June 20, 2025

DEI Programs: Caught Between a Rock and a Hard Place

Efforts by the Trump administration, anti-DEI activists, and private plaintiffs to target companies that continue to maintain DEI programs are receiving a lot of attention, but if companies think that the only risk they face is failing to unwind these programs as quickly as possible, a recent Bloomberg Law article says they need to think again.  According to SMU Law Prof. Carliss Chatman, companies that roll back these programs may put themselves in legal jeopardy for that decision as well. 

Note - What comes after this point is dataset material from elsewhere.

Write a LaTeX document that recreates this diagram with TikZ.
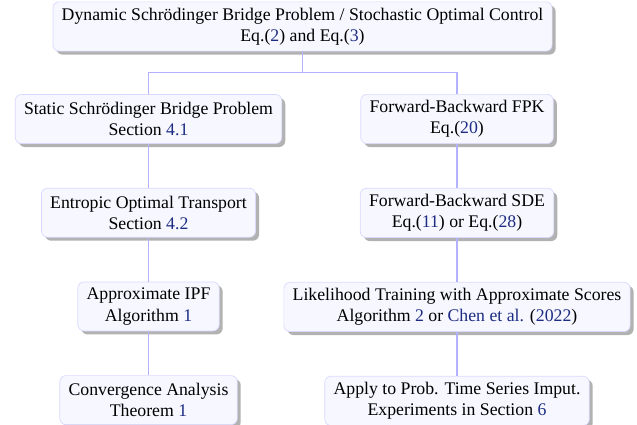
\documentclass[tikz,border=0pt]{standalone}
\usepackage{fontspec}
\setmainfont{Liberation Serif}
\usetikzlibrary{positioning,shadows}
\definecolor{refblue}{RGB}{28,44,130}
\newcommand{\rf}[1]{\textcolor{refblue}{#1}}

\begin{document}
\begin{tikzpicture}[node distance=0.88cm,
    box/.style={draw=blue!15, fill=blue!3, rounded corners=3.5pt, align=center,
      inner xsep=5pt, minimum height=0.98cm, font=\fontsize{10.1}{12.2}\selectfont,
      drop shadow={shadow xshift=2pt, shadow yshift=-2pt, fill=black!30, opacity=1}},
    link/.style={draw=blue!30, line width=0.7pt}]
    \useasboundingbox (0,0) rectangle (12.74,-8.5);
    \node[box] (dsb) at (6.05,-0.53) {Dynamic Schrödinger Bridge Problem / Stochastic Optimal Control\\Eq.(\rf{2}) and Eq.(\rf{3})};
    \node[box] (ssb) at (2.97,-2.38) {Static Schrödinger Bridge Problem\\Section \rf{4.1}};
    \node[box] (eot) [below=of ssb] {Entropic Optimal Transport\\Section \rf{4.2}};
    \node[box] (ipf) [below=of eot] {Approximate IPF\\Algorithm \rf{1}};
    \node[box] (conv) [below=of ipf] {Convergence Analysis\\Theorem \rf{1}};
    \node[box] (fpk) at (9.14,-2.38) {Forward-Backward FPK\\Eq.(\rf{20})};
    \node[box] (sde) [below=of fpk] {Forward-Backward SDE\\Eq.(\rf{11}) or Eq.(\rf{28})};
    \node[box] (lik) [below=of sde] {Likelihood Training with Approximate Scores\\Algorithm \rf{2} or \rf{Chen et al.} (\rf{2022})};
    \node[box] (app) [below=of lik] {Apply to Prob. Time Series Imput.\\Experiments in Section \rf{6}};
    % tree links
    \draw[link] (dsb.south) -- ++(0,-0.42) -| (ssb.north);
    \draw[link] (dsb.south) -- ++(0,-0.42) -| (fpk.north);
    \draw[link] (ssb) -- (eot) (eot) -- (ipf) (ipf) -- (conv);
    \draw[link] (fpk) -- (sde) (sde) -- (lik) (lik) -- (app);
\end{tikzpicture}
\end{document}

As she explains in the article, the issue arises under a Reconstruction Era civil rights statute, 42 USC §1981, which prohibits racial discrimination in making and enforcing contracts:

Section 1981 was enacted after the Civil War to guarantee all persons in the US the same right to make and enforce contracts “as is enjoyed by white citizens.” While the statute is often overlooked in corporate compliance discussions, it remains a potent tool for challenging race-based interference with commercial relationships.

Recent DEI pullbacks—especially those terminating or reducing contracts with Black vendors—may expose companies to Section 1981 litigation. Even in the wake of the Supreme Court decision Comcast Corp. v. NAAAOM, which imposed a but-for causation standard, companies are vulnerable if plaintiffs can show that race was a motivating factor in the decision to alter or end a contractual relationship.

This risk isn’t hypothetical. As companies such as Target and McDonald’s face public scrutiny for reversing course on supplier diversity, Black-owned businesses are left with fewer procurement opportunities and diminished access to markets that briefly opened during the post-George Floyd DEI wave.

If those opportunities didn’t evaporate because of objective performance metrics, but due to external political pressure or discomfort with racial equity branding, that may be enough to support a Section 1981 claim.

The article also points out that, if companies have previously highlighted their DEI policies as being a material component of their business strategy, sudden changes to those policies may trigger disclosure obligations under Regulation S-K and expose those companies to disclosure-based shareholder claims.